Share, and periodically review and practice it, with your support network. Adjust and update as needed.
Review your plan when current events are happening that could escalate into a real bad situation.
2a - Identify a personal support network of family, friends and others who help you on a routine basis. It is NOT a good plan to fend for yourself in a disaster or emergency. Designing a plan with your support network is a great way to tell them of your plans and encourage them to create their own plan. Discuss every aspect of your emergency plan with everyone in your support network. Make sure someone in your support network has an extra key to your home and knows where you keep your emergency supplies.
2b - Designate a friend or family member, who is not local, to be the main contact and communications hub for the whole family.
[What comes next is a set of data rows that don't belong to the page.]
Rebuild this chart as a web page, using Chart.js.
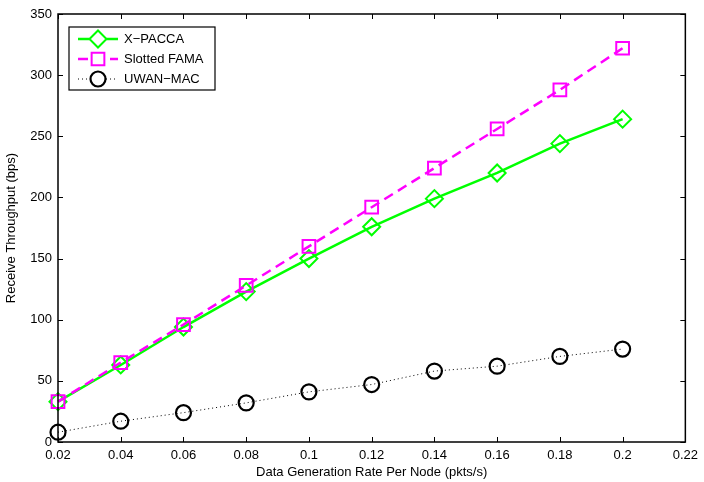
<!DOCTYPE html>
<html>
<head>
<meta charset="utf-8">
<script src="https://cdn.jsdelivr.net/npm/chart.js@4.4.0/dist/chart.umd.min.js"></script>
<style>
  html, body { margin: 0; padding: 0; background: #fff; }
  #wrap { width: 704px; height: 482px; }
</style>
</head>
<body>
<div id="wrap"><canvas id="chart" width="704" height="482"></canvas></div>
<script>
const FONT = { family: 'Liberation Sans, Arial, Helvetica, sans-serif', size: 13 };

// ── Datos ──
const rates     = [0.02, 0.04, 0.06, 0.08, 0.10, 0.12, 0.14, 0.16, 0.18, 0.20];
const xPacca    = [33, 63, 94, 123, 150, 176, 199, 220, 244, 264];
const slotFama  = [33, 65, 96, 128, 160, 192, 224, 256, 288, 322];
const uwanMac   = [8, 17, 24, 32, 41, 47, 58, 62, 70, 76];
const seriesNames = ['X\u2212PACCA', 'Slotted FAMA', 'UWAN\u2212MAC'];
const xTicks = { min: 0.02, max: 0.22, step: 0.02 };
const yTicks = { min: 0, max: 350, step: 50 };

const pts = vals => vals.map((v, i) => ({ x: rates[i], y: v }));

// ── Caja + ticks hacia dentro (estilo MATLAB) ──
const boxTicks = {
    id: 'boxTicks',
    afterDatasetsDraw(chart) {
        const { ctx, chartArea: a, scales: { x, y } } = chart;
        const L = 5;
        ctx.save();
        ctx.strokeStyle = '#000';
        ctx.lineWidth = 1;
        ctx.beginPath();
        x.ticks.forEach(t => {
            const px = Math.round(x.getPixelForValue(t.value)) + 0.5;
            ctx.moveTo(px, a.bottom); ctx.lineTo(px, a.bottom - L);
            ctx.moveTo(px, a.top);    ctx.lineTo(px, a.top + L);
        });
        y.ticks.forEach(t => {
            const py = Math.round(y.getPixelForValue(t.value)) + 0.5;
            ctx.moveTo(a.left, py);  ctx.lineTo(a.left + L, py);
            ctx.moveTo(a.right, py); ctx.lineTo(a.right - L, py);
        });
        ctx.stroke();
        ctx.lineWidth = 1.5;
        ctx.strokeRect(a.left, a.top, a.right - a.left, a.bottom - a.top);
        ctx.restore();
    }
};

// ── Leyenda con línea + marcador ──
const matLegend = {
    id: 'matLegend',
    afterDraw(chart) {
        const { ctx, chartArea: a } = chart;
        const bx = a.left + 11, by = a.top + 13, bw = 146, bh = 63;
        ctx.save();
        ctx.fillStyle = '#fff';
        ctx.fillRect(bx, by, bw, bh);
        ctx.strokeStyle = '#000';
        ctx.lineWidth = 1.2;
        ctx.strokeRect(bx, by, bw, bh);
        chart.data.datasets.forEach((ds, i) => {
            const cy = by + 12 + i * 20;
            const x0 = bx + 9, x1 = bx + 49, mx = (x0 + x1) / 2;
            ctx.strokeStyle = ds.borderColor;
            ctx.lineWidth = ds.borderWidth;
            ctx.setLineDash(ds.borderDash || []);
            ctx.beginPath(); ctx.moveTo(x0, cy); ctx.lineTo(x1, cy); ctx.stroke();
            ctx.setLineDash([]);
            ctx.fillStyle = '#fff';
            ctx.fillRect(mx - ds.pointRadius, cy - ds.pointRadius, ds.pointRadius * 2, ds.pointRadius * 2);
            ctx.fillStyle = 'rgba(0,0,0,0)';
            ctx.lineWidth = ds.pointBorderWidth;
            Chart.helpers.drawPoint(ctx, {
                pointStyle: ds.pointStyle, radius: ds.pointRadius, rotation: 0, borderWidth: ds.pointBorderWidth
            }, mx, cy);
            ctx.fillStyle = '#000';
            ctx.font = `${FONT.size}px ${FONT.family}`;
            ctx.textBaseline = 'middle';
            ctx.fillText(ds.label, bx + 55, cy);
        });
        ctx.restore();
    }
};

new Chart(document.getElementById('chart'), {
    type: 'line',
    data: {
        datasets: [
            {
                label: seriesNames[0], data: pts(xPacca), order: 2,
                borderColor: '#00FF00', borderWidth: 2.5,
                pointStyle: 'rectRot', pointRadius: 8.5, pointBorderWidth: 2,
                pointBorderColor: '#00FF00', pointBackgroundColor: 'rgba(0,0,0,0)',
                tension: 0, clip: false
            },
            {
                label: seriesNames[1], data: pts(slotFama), order: 1,
                borderColor: '#FF00FF', borderWidth: 2.5, borderDash: [10, 6],
                pointStyle: 'rect', pointRadius: 9, pointBorderWidth: 2,
                pointBorderColor: '#FF00FF', pointBackgroundColor: 'rgba(0,0,0,0)',
                tension: 0, clip: false
            },
            {
                label: seriesNames[2], data: pts(uwanMac), order: 0,
                borderColor: '#000000', borderWidth: 1, borderDash: [1, 3],
                pointStyle: 'circle', pointRadius: 7.5, pointBorderWidth: 2.2,
                pointBorderColor: '#000000', pointBackgroundColor: 'rgba(0,0,0,0)',
                tension: 0, clip: false
            }
        ]
    },
    options: {
        responsive: false,
        animation: false,
        layout: { padding: { top: 14, right: 17, left: 0, bottom: 0 } },
        plugins: { legend: { display: false }, tooltip: { enabled: false } },
        scales: {
            x: {
                type: 'linear', min: xTicks.min, max: xTicks.max,
                afterFit: s => { s.height = 40; },
                grid: { display: false, drawTicks: false },
                border: { display: false },
                ticks: {
                    stepSize: xTicks.step, font: FONT, color: '#000', padding: 6,
                    maxRotation: 0, autoSkip: false,
                    callback: v => String(parseFloat(v.toFixed(2)))
                },
                title: {
                    display: true, text: 'Data Generation Rate Per Node (pkts/s)',
                    font: FONT, color: '#000', padding: { top: 0, bottom: 2 }
                }
            },
            y: {
                type: 'linear', min: yTicks.min, max: yTicks.max,
                afterFit: s => { s.width = 58; },
                grid: { display: false, drawTicks: false },
                border: { display: false },
                ticks: { stepSize: yTicks.step, font: FONT, color: '#000', padding: 6 },
                title: {
                    display: true, text: 'Receive Throughput (bps)',
                    font: FONT, color: '#000', padding: { top: 4, bottom: 0 }
                }
            }
        }
    },
    plugins: [boxTicks, matLegend]
});
</script>
</body>
</html>
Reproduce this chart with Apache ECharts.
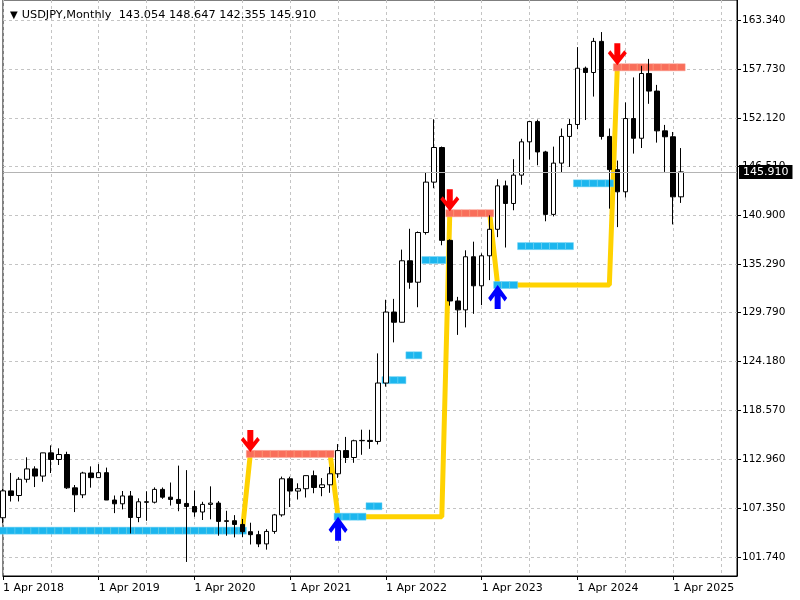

In an emergency, the best way to communicate with family members may be (if public local communications are disabled) one contact person who is not local and thus not in the affected area. That person can coordinate among other family members who may not be able to communicate because of issues in the surrounding area.
2c - Have several alternative destinations, in different directions, so you have choices in case of evacuation, or not able to reach your home. Inform your support network of your alternatives.
List a place to meet or go in case you are not at home, or together, when disaster strikes. List alternate locations, in sequence, if the others (including your home) are not accessible or you need to evacuate the area completely.
Consider and List the locations of out-of-area family and friends, local Emergency Shelters, Hospitals, Parks, Arenas, etc.